GOAL:
From the listing that follows, extract every line and set it down unaltered.

SOURCE DATA:
_ _ _ _ _ _ _

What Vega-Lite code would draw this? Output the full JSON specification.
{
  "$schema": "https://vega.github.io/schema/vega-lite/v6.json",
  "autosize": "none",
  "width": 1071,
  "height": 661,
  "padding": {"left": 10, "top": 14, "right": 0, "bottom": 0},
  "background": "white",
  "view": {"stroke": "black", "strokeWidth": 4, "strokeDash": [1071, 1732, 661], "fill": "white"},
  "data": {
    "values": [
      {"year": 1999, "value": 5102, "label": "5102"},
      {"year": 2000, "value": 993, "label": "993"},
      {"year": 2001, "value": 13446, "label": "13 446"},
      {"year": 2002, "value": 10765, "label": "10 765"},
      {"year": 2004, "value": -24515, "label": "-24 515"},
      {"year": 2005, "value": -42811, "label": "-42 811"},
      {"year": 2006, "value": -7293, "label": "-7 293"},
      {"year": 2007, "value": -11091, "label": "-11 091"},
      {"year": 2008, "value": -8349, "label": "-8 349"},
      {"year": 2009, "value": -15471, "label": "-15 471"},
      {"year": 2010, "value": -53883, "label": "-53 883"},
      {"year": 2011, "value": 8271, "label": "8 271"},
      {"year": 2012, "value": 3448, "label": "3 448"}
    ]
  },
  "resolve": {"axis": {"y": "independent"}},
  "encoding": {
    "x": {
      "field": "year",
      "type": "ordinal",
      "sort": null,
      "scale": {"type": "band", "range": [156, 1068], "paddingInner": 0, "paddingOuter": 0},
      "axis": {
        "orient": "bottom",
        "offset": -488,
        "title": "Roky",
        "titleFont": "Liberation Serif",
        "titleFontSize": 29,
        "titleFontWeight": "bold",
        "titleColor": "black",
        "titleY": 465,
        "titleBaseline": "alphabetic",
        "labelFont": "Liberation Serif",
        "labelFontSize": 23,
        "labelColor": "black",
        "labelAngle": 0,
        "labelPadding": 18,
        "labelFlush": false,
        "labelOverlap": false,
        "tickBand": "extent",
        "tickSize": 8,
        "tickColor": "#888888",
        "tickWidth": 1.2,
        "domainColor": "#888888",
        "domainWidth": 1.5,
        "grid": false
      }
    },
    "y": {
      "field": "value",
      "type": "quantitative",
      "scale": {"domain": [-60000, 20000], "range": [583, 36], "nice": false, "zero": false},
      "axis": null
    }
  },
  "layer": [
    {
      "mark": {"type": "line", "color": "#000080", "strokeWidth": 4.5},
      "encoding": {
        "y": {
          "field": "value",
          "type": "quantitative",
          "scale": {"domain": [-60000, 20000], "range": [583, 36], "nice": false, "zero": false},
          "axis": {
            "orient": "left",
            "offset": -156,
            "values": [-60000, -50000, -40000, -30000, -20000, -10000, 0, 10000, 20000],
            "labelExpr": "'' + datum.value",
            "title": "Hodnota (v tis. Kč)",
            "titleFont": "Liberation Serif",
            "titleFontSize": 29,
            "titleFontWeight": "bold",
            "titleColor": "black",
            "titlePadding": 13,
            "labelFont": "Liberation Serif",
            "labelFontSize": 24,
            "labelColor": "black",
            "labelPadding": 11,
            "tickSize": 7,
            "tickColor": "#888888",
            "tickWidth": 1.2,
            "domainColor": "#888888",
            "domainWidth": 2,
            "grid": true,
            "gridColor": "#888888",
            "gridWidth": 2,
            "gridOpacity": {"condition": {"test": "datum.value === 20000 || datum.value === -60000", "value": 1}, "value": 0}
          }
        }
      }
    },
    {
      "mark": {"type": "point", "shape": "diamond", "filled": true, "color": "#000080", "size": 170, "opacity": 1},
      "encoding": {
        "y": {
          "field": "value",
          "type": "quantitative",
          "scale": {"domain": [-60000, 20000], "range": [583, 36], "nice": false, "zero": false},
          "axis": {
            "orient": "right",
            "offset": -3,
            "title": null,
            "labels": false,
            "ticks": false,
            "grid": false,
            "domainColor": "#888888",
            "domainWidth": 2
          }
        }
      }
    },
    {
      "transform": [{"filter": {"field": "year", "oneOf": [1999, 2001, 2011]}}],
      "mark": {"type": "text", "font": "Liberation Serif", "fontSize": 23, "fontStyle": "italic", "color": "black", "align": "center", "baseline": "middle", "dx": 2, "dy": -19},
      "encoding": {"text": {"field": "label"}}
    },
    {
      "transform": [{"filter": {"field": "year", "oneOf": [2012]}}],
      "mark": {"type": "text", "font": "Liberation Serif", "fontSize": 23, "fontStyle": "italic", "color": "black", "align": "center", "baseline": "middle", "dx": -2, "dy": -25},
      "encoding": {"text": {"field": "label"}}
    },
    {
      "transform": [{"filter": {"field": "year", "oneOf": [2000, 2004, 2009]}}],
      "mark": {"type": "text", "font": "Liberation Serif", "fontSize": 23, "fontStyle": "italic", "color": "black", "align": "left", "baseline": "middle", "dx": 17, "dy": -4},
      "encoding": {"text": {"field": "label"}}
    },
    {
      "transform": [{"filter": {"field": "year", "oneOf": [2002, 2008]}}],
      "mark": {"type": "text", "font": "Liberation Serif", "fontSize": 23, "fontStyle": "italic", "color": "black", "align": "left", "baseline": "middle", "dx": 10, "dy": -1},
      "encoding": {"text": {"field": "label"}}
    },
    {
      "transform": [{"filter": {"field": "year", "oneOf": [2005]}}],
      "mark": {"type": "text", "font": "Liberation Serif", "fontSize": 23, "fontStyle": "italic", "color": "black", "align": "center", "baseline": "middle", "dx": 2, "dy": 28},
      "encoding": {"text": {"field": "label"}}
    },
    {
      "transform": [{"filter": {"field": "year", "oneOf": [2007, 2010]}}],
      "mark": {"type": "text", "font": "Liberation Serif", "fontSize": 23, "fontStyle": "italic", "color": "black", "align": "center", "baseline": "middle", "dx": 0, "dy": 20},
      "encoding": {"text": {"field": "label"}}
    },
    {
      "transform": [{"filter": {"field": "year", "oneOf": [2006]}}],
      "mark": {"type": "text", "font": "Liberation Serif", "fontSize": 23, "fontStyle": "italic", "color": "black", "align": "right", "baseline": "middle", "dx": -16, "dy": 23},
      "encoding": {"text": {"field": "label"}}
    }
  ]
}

_ _ _ _ _ _ _

OUTPUT OF THE EXERCISE:
What Vega-Lite code would draw this? Output the full JSON specification.
{
  "$schema": "https://vega.github.io/schema/vega-lite/v6.json",
  "autosize": "none",
  "width": 1071,
  "height": 661,
  "padding": {"left": 10, "top": 14, "right": 0, "bottom": 0},
  "background": "white",
  "view": {"stroke": "black", "strokeWidth": 4, "strokeDash": [1071, 1732, 661], "fill": "white"},
  "data": {
    "values": [
      {"year": 1999, "value": 5102, "label": "5102"},
      {"year": 2000, "value": 993, "label": "993"},
      {"year": 2001, "value": 13446, "label": "13 446"},
      {"year": 2002, "value": 10765, "label": "10 765"},
      {"year": 2004, "value": -24515, "label": "-24 515"},
      {"year": 2005, "value": -42811, "label": "-42 811"},
      {"year": 2006, "value": -7293, "label": "-7 293"},
      {"year": 2007, "value": -11091, "label": "-11 091"},
      {"year": 2008, "value": -8349, "label": "-8 349"},
      {"year": 2009, "value": -15471, "label": "-15 471"},
      {"year": 2010, "value": -53883, "label": "-53 883"},
      {"year": 2011, "value": 8271, "label": "8 271"},
      {"year": 2012, "value": 3448, "label": "3 448"}
    ]
  },
  "resolve": {"axis": {"y": "independent"}},
  "encoding": {
    "x": {
      "field": "year",
      "type": "ordinal",
      "sort": null,
      "scale": {"type": "band", "range": [156, 1068], "paddingInner": 0, "paddingOuter": 0},
      "axis": {
        "orient": "bottom",
        "offset": -488,
        "title": "Roky",
        "titleFont": "Liberation Serif",
        "titleFontSize": 29,
        "titleFontWeight": "bold",
        "titleColor": "black",
        "titleY": 465,
        "titleBaseline": "alphabetic",
        "labelFont": "Liberation Serif",
        "labelFontSize": 23,
        "labelColor": "black",
        "labelAngle": 0,
        "labelPadding": 18,
        "labelFlush": false,
        "labelOverlap": false,
        "tickBand": "extent",
        "tickSize": 8,
        "tickColor": "#888888",
        "tickWidth": 1.2,
        "domainColor": "#888888",
        "domainWidth": 1.5,
        "grid": false
      }
    },
    "y": {
      "field": "value",
      "type": "quantitative",
      "scale": {"domain": [-60000, 20000], "range": [583, 36], "nice": false, "zero": false},
      "axis": null
    }
  },
  "layer": [
    {
      "mark": {"type": "line", "color": "#000080", "strokeWidth": 4.5},
      "encoding": {
        "y": {
          "field": "value",
          "type": "quantitative",
          "scale": {"domain": [-60000, 20000], "range": [583, 36], "nice": false, "zero": false},
          "axis": {
            "orient": "left",
            "offset": -156,
            "values": [-60000, -50000, -40000, -30000, -20000, -10000, 0, 10000, 20000],
            "labelExpr": "'' + datum.value",
            "title": "Hodnota (v tis. Kč)",
            "titleFont": "Liberation Serif",
            "titleFontSize": 29,
            "titleFontWeight": "bold",
            "titleColor": "black",
            "titlePadding": 13,
            "labelFont": "Liberation Serif",
            "labelFontSize": 24,
            "labelColor": "black",
            "labelPadding": 11,
            "tickSize": 7,
            "tickColor": "#888888",
            "tickWidth": 1.2,
            "domainColor": "#888888",
            "domainWidth": 2,
            "grid": true,
            "gridColor": "#888888",
            "gridWidth": 2,
            "gridOpacity": {"condition": {"test": "datum.value === 20000 || datum.value === -60000", "value": 1}, "value": 0}
          }
        }
      }
    },
    {
      "mark": {"type": "point", "shape": "diamond", "filled": true, "color": "#000080", "size": 170, "opacity": 1},
      "encoding": {
        "y": {
          "field": "value",
          "type": "quantitative",
          "scale": {"domain": [-60000, 20000], "range": [583, 36], "nice": false, "zero": false},
          "axis": {
            "orient": "right",
            "offset": -3,
            "title": null,
            "labels": false,
            "ticks": false,
            "grid": false,
            "domainColor": "#888888",
            "domainWidth": 2
          }
        }
      }
    },
    {
      "transform": [{"filter": {"field": "year", "oneOf": [1999, 2001, 2011]}}],
      "mark": {"type": "text", "font": "Liberation Serif", "fontSize": 23, "fontStyle": "italic", "color": "black", "align": "center", "baseline": "middle", "dx": 2, "dy": -19},
      "encoding": {"text": {"field": "label"}}
    },
    {
      "transform": [{"filter": {"field": "year", "oneOf": [2012]}}],
      "mark": {"type": "text", "font": "Liberation Serif", "fontSize": 23, "fontStyle": "italic", "color": "black", "align": "center", "baseline": "middle", "dx": -2, "dy": -25},
      "encoding": {"text": {"field": "label"}}
    },
    {
      "transform": [{"filter": {"field": "year", "oneOf": [2000, 2004, 2009]}}],
      "mark": {"type": "text", "font": "Liberation Serif", "fontSize": 23, "fontStyle": "italic", "color": "black", "align": "left", "baseline": "middle", "dx": 17, "dy": -4},
      "encoding": {"text": {"field": "label"}}
    },
    {
      "transform": [{"filter": {"field": "year", "oneOf": [2002, 2008]}}],
      "mark": {"type": "text", "font": "Liberation Serif", "fontSize": 23, "fontStyle": "italic", "color": "black", "align": "left", "baseline": "middle", "dx": 10, "dy": -1},
      "encoding": {"text": {"field": "label"}}
    },
    {
      "transform": [{"filter": {"field": "year", "oneOf": [2005]}}],
      "mark": {"type": "text", "font": "Liberation Serif", "fontSize": 23, "fontStyle": "italic", "color": "black", "align": "center", "baseline": "middle", "dx": 2, "dy": 28},
      "encoding": {"text": {"field": "label"}}
    },
    {
      "transform": [{"filter": {"field": "year", "oneOf": [2007, 2010]}}],
      "mark": {"type": "text", "font": "Liberation Serif", "fontSize": 23, "fontStyle": "italic", "color": "black", "align": "center", "baseline": "middle", "dx": 0, "dy": 20},
      "encoding": {"text": {"field": "label"}}
    },
    {
      "transform": [{"filter": {"field": "year", "oneOf": [2006]}}],
      "mark": {"type": "text", "font": "Liberation Serif", "fontSize": 23, "fontStyle": "italic", "color": "black", "align": "right", "baseline": "middle", "dx": -16, "dy": 23},
      "encoding": {"text": {"field": "label"}}
    }
  ]
}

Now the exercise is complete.